Besides this wondering thought that fills my head constantly, I have ran out of things to say how I am feeling. It's all an understatement anyways...I wish I could have seen him that night in the hospital before tragedy struck. But if Reese's birthday has to be my last memory of him in person, then I am happy with that. He loved her so much, and she loved his attention it was a great party. I remember exactly what my dad told me that day about Reese at the party. He said " Wow, can you imagine how spoiled she's going to be? Look how many people are here, I've never seen this at a babies party. She's going to be so special." He took some pictures of her while she ate her first slice of cake, I will have to find them they are on my mom a camera I believe.

Here are a few pics of our sweet baby Reese and of my dad too. I wish he was here to attend her party this year.

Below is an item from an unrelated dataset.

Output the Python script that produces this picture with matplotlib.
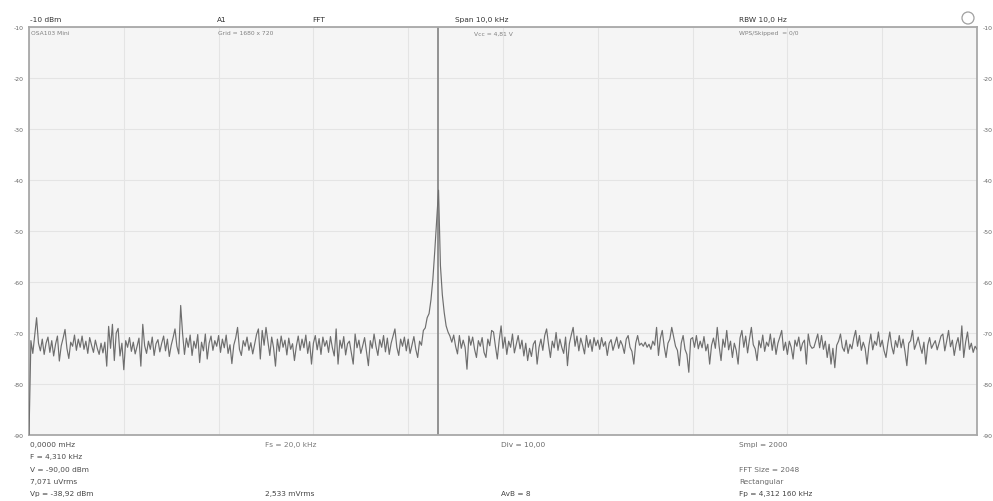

Tuesday, February 19, 2013

Monday?

Today feels so much like a Monday it's crazy, I guess it's because Jason had Monday off. Yesterday we spent the day watching relaxing then went to toys RUS, oh and met with Emily our new sitter for the kids. She's really nice and connected by family friends so she will be a good date night sitter. We are going to Bonefish Thursday with a couple of friends then going birthday shopping for Reese after. Should be fun! We have lived up here almost a month now so we figure the kids are pretty settled in, time to start venturing out :). I have also been wanting to go wine tasting real bad, so I'm going to try and put a day together so my mom and sitter can go with me :). The kids have been pretty good lately, we are starting the potty training process with Reese...so far she doesn't really like it.

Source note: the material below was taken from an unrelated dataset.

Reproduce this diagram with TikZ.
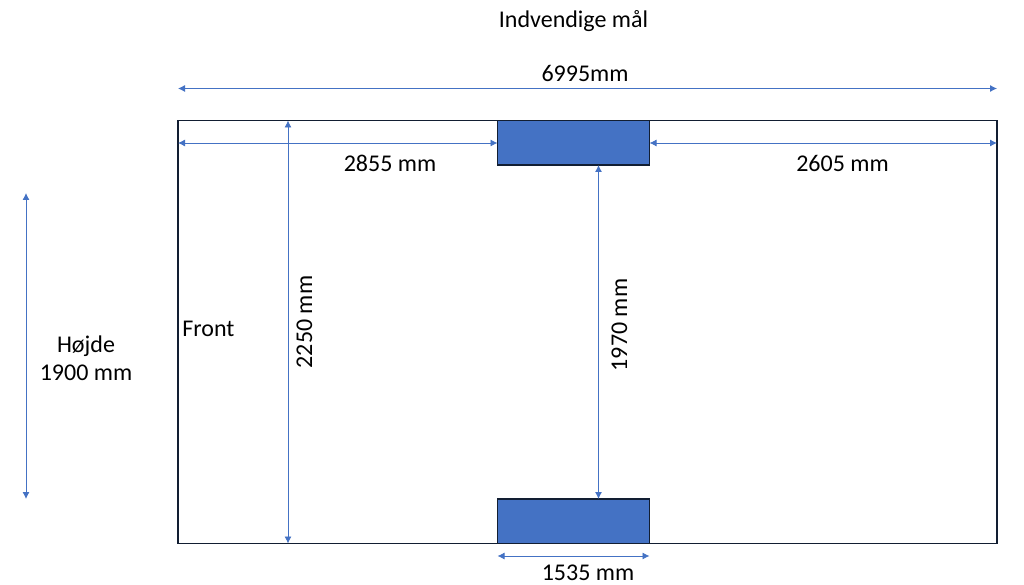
\documentclass[tikz,border=0pt]{standalone}
\usepackage{fontspec}
\setmainfont{Carlito}
\usetikzlibrary{arrows.meta}
\definecolor{dimblue}{RGB}{68,114,196}
\definecolor{frameblack}{RGB}{18,30,50}
\tikzset{
  x=1pt,y=-1pt,
  dimline/.style={draw=dimblue,line width=0.9pt,{Latex[length=7pt,width=7pt]}-{Latex[length=7pt,width=7pt]}},
  label/.style={inner sep=0pt,font=\fontsize{24}{28}\selectfont,text=black},
  block/.style={draw=frameblack,fill=dimblue,line width=1.3pt,minimum width=152pt,minimum height=44.5pt,inner sep=0pt,outer sep=0pt,anchor=north west},
}
\begin{document}
\begin{tikzpicture}
\useasboundingbox (0,0) rectangle (1024,585);
\fill[white] (0,0) rectangle (1024,585);
\node[draw=frameblack,line width=1.5pt,minimum width=819pt,minimum height=423pt,inner sep=0pt,outer sep=0pt,anchor=north west] (room) at (178,120.5) {};
\node[block] (top) at (497.5,120.5) {};
\node[block] (bot) at (497.5,499) {};
\coordinate (wa) at (178,88.5); \coordinate (wb) at (997,88.5);
\draw[dimline] (wa) -- (wb);
\coordinate (l1) at (178,143); \coordinate (r1) at (497.5,143);
\draw[dimline] (l1) -- (r1);
\coordinate (l2) at (649.5,143); \coordinate (r2) at (997,143);
\draw[dimline] (l2) -- (r2);
\coordinate (h1) at (288,120.5); \coordinate (h2) at (288,543.5);
\draw[dimline] (h1) -- (h2);
\coordinate (g1) at (598.5,165); \coordinate (g2) at (598.5,499);
\draw[dimline] (g1) -- (g2);
\coordinate (b1) at (497.5,556); \coordinate (b2) at (649.5,556);
\draw[dimline] (b1) -- (b2);
\coordinate (v1) at (26,193); \coordinate (v2) at (26,499);
\draw[dimline] (v1) -- (v2);
\node[label] (t0) at (573.5,21) {Indvendige mål};
\node[label] (t1) at (585,73.5) {6995mm};
\node[label] (t2) at (390,163.5) {2855 mm};
\node[label] (t3) at (842.5,163.5) {2605 mm};
\node[label,rotate=90] (t4) at (304.5,322) {2250 mm};
\node[label,rotate=90] (t5) at (619.5,325) {1970 mm};
\node[label] (t6) at (208.5,328.5) {Front};
\node[label,align=center] (t7) at (86,358) {Højde\\1900 mm};
\node[label] (t8) at (588,573) {1535 mm};
\end{tikzpicture}
\end{document}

We are going down to Erin's bday party Friday, also going to stop by my moms. Her goat had triplets and Reese would love to see the babies in sure!

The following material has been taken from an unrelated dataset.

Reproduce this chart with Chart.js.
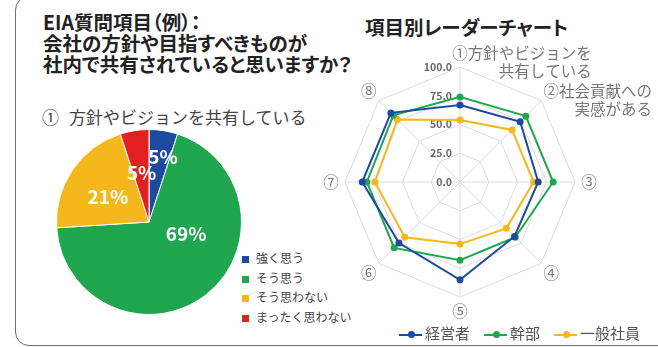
<!DOCTYPE html>
<html lang="ja">
<head>
<meta charset="utf-8">
<title>EIA質問項目</title>
<script src="https://cdn.jsdelivr.net/npm/chart.js@4.4.1/dist/chart.umd.min.js"></script>
<style>
  html, body { margin: 0; padding: 0; background: #fff; }
  body { width: 658px; height: 347px; position: relative; overflow: hidden;
         font-family: "Noto Sans CJK JP", "Noto Sans", sans-serif; }
  .frame { position: absolute; left: 15px; top: -4px; width: 800px; height: 350px;
           box-sizing: border-box; border: 1.5px solid #707070; border-radius: 14px; }
  .t { position: absolute; white-space: nowrap; }
  .title { font-weight: 700; font-size: 19.5px; line-height: 22px; color: #222; font-feature-settings: "palt"; }
  .sub { font-size: 17px; line-height: 20px; color: #444; }
  .sub b { font-weight: 400; margin-right: 10px; }
  canvas { position: absolute; }
  #pieLegend { position: absolute; left: 242px; top: 248px; font-size: 12px; color: #444; }
  #pieLegend div { height: 19.7px; line-height: 19.7px; white-space: nowrap; }
  #pieLegend i { display: inline-block; width: 7px; height: 7px; margin-right: 7px; vertical-align: 0px; }
  #radarLegend { position: absolute; left: 399px; top: 322px; font-size: 15px; line-height: 21px; color: #555;
                 display: flex; gap: 14px; white-space: nowrap; }
  #radarLegend .ln { display: inline-block; width: 23px; height: 2.5px; position: relative; vertical-align: middle; margin-right: 3px; }
  #radarLegend .ln::after { content: ""; position: absolute; left: 8.5px; top: -2.25px; width: 7px; height: 7px;
                            border-radius: 50%; background: inherit; }
</style>
</head>
<body>
<div class="frame"></div>

<div class="t title" style="left:43px; top:10.5px;">EIA質問項目（例）：</div>
<div class="t title" style="left:43px; top:31.5px;">会社の方針や目指すべきものが</div>
<div class="t title" style="left:43px; top:52.5px;">社内で共有されていると思いますか？</div>
<div class="t sub" style="left:42px; top:107px;"><b>①</b>方針やビジョンを共有している</div>

<div class="t title" style="left:365px; top:15.5px;">項目別レーダーチャート</div>

<canvas id="pie" width="186" height="186" style="left:56px; top:129px;"></canvas>
<div id="pieLegend"></div>

<canvas id="radar" width="338" height="307" style="left:320px; top:40px;"></canvas>
<div id="radarLegend"></div>

<script>
// 円グラフ：① 方針やビジョンを共有している
const pieLabels = ['強く思う', 'そう思う', 'そう思わない', 'まったく思わない'];
const pieValues = [5, 69, 21, 5];
const pieColors = ['#1c4a9f', '#1fa64f', '#f5b81c', '#e32020'];

// レーダーチャート：項目別
const radarAxes = [['①方針やビジョンを', '共有している'], ['②社会貢献への', '実感がある'],
                   ['③'], ['④'], ['⑤'], ['⑥'], ['⑦'], ['⑧']];
const radarTicks = [0, 25, 50, 75, 100];
const seriesNames = ['経営者', '幹部', '一般社員'];
const keieisha = [67, 74, 68, 67, 85, 75, 85, 85];
const kanbu = [74, 81, 81, 68, 68, 81, 81, 82];
const ippan = [54, 64, 64, 57, 54, 68, 74, 77];
const seriesColors = ['#1c4a9f', '#1fa64f', '#f5b81c'];

const JP = '"Noto Sans CJK JP", "Noto Sans", sans-serif';

// パーセント表示（扇形ごとの角度位置 t と半径位置 r）
const pieLabelPlugin = {
  id: 'pieLabels',
  afterDatasetsDraw(chart, args, opts) {
    const ctx = chart.ctx;
    const arcs = chart.getDatasetMeta(0).data;
    ctx.save();
    ctx.fillStyle = '#fff';
    ctx.font = 'bold 19px ' + JP;
    ctx.textAlign = 'center';
    ctx.textBaseline = 'middle';
    arcs.forEach((arc, i) => {
      const p = opts.place[i];
      const a = arc.startAngle + (arc.endAngle - arc.startAngle) * p.t;
      const x = arc.x + Math.cos(a) * arc.outerRadius * p.r;
      const y = arc.y + Math.sin(a) * arc.outerRadius * p.r;
      ctx.fillText(chart.data.datasets[0].data[i] + '%', x, y);
    });
    ctx.restore();
  }
};

new Chart(document.getElementById('pie'), {
  type: 'pie',
  data: {
    labels: pieLabels,
    datasets: [{ data: pieValues, backgroundColor: pieColors, borderColor: '#fff', borderWidth: 1 }]
  },
  options: {
    responsive: false,
    animation: false,
    layout: { padding: 0 },
    plugins: {
      legend: { display: false },
      tooltip: { enabled: false },
      pieLabels: { place: [{ t: 0.68, r: 0.72 }, { t: 0.36, r: 0.42 }, { t: 0.46, r: 0.52 }, { t: 0.53, r: 0.54 }] }
    }
  },
  plugins: [pieLabelPlugin]
});

// 目盛り数値（軸の左側）と項目名
const radarTextPlugin = {
  id: 'radarText',
  beforeDatasetsDraw(chart) {
    const scale = chart.scales.r;
    const ctx = chart.ctx;
    ctx.save();
    ctx.fillStyle = '#666';
    ctx.font = 'bold 10.5px ' + JP;
    ctx.textAlign = 'right';
    ctx.textBaseline = 'middle';
    scale.ticks.forEach(tick => {
      const y = scale.yCenter - scale.getDistanceFromCenterForValue(tick.value);
      ctx.fillText(tick.value.toFixed(1), scale.xCenter - 8, y);
    });
    ctx.restore();
  },
  afterDraw(chart) {
    const scale = chart.scales.r;
    const ctx = chart.ctx;
    ctx.save();
    ctx.fillStyle = '#777';
    ctx.font = '15.5px ' + JP;
    ctx.textBaseline = 'middle';
    chart.data.labels.forEach((lines, i) => {
      const p = scale.getPointPosition(i, scale.drawingArea + 14);
      const first = lines[0];
      const left = p.x - ctx.measureText(first.charAt(0)).width / 2;
      ctx.textAlign = 'left';
      ctx.fillText(first, left, p.y);
      const right = left + ctx.measureText(first).width;
      ctx.textAlign = 'right';
      for (let k = 1; k < lines.length; k++) {
        ctx.fillText(lines[k], right, p.y + k * 18);
      }
    });
    ctx.restore();
  }
};

const radarSeries = [keieisha, kanbu, ippan];

new Chart(document.getElementById('radar'), {
  type: 'radar',
  data: {
    labels: radarAxes,
    datasets: radarSeries.map((vals, i) => ({
      label: seriesNames[i],
      data: vals,
      borderColor: seriesColors[i],
      backgroundColor: seriesColors[i],
      pointBackgroundColor: seriesColors[i],
      pointBorderColor: seriesColors[i],
      borderWidth: 2,
      pointRadius: 2.5,
      fill: false
    }))
  },
  options: {
    responsive: false,
    animation: false,
    layout: { padding: { left: 25, top: 27, right: 83, bottom: 50 } },
    scales: {
      r: {
        min: radarTicks[0],
        max: radarTicks[radarTicks.length - 1],
        ticks: { display: false, stepSize: radarTicks[1] - radarTicks[0] },
        pointLabels: { display: false },
        grid: { color: '#dcdcdc', lineWidth: 1 },
        angleLines: { color: '#dcdcdc', lineWidth: 1 }
      }
    },
    plugins: {
      legend: { display: false },
      tooltip: { enabled: false }
    }
  },
  plugins: [radarTextPlugin]
});

// 凡例
const pieLegend = document.getElementById('pieLegend');
pieLabels.forEach((name, i) => {
  const row = document.createElement('div');
  row.innerHTML = `<i style="background:${pieColors[i]}"></i>${name}`;
  pieLegend.appendChild(row);
});

const radarLegend = document.getElementById('radarLegend');
seriesNames.forEach((name, i) => {
  const item = document.createElement('span');
  item.innerHTML = `<span class="ln" style="background:${seriesColors[i]}"></span>${name}`;
  radarLegend.appendChild(item);
});
</script>
</body>
</html>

Dallas is most likely our very last baby, so I have of course been taking a ton of pictures. I think we have a little ham on our hands. Every time a stranger or anyone looks at him he starts smiling and or laughing. He is getting so big, I remember when they let me see him for the first time. So skinny, now he's chubby and tall.

Reese will be 2 years old on Friday. I really can't say too much about it, I get so emotional. Reese changed my life so very much. It's been two years since the doctor handed this little baby girl to us. Some how through emotions, laughs, tears, confusion, sadness, and a lot of fun and love we made it to 2 years. I couldn't begin to describe how much I love these kids, words would be an understatement.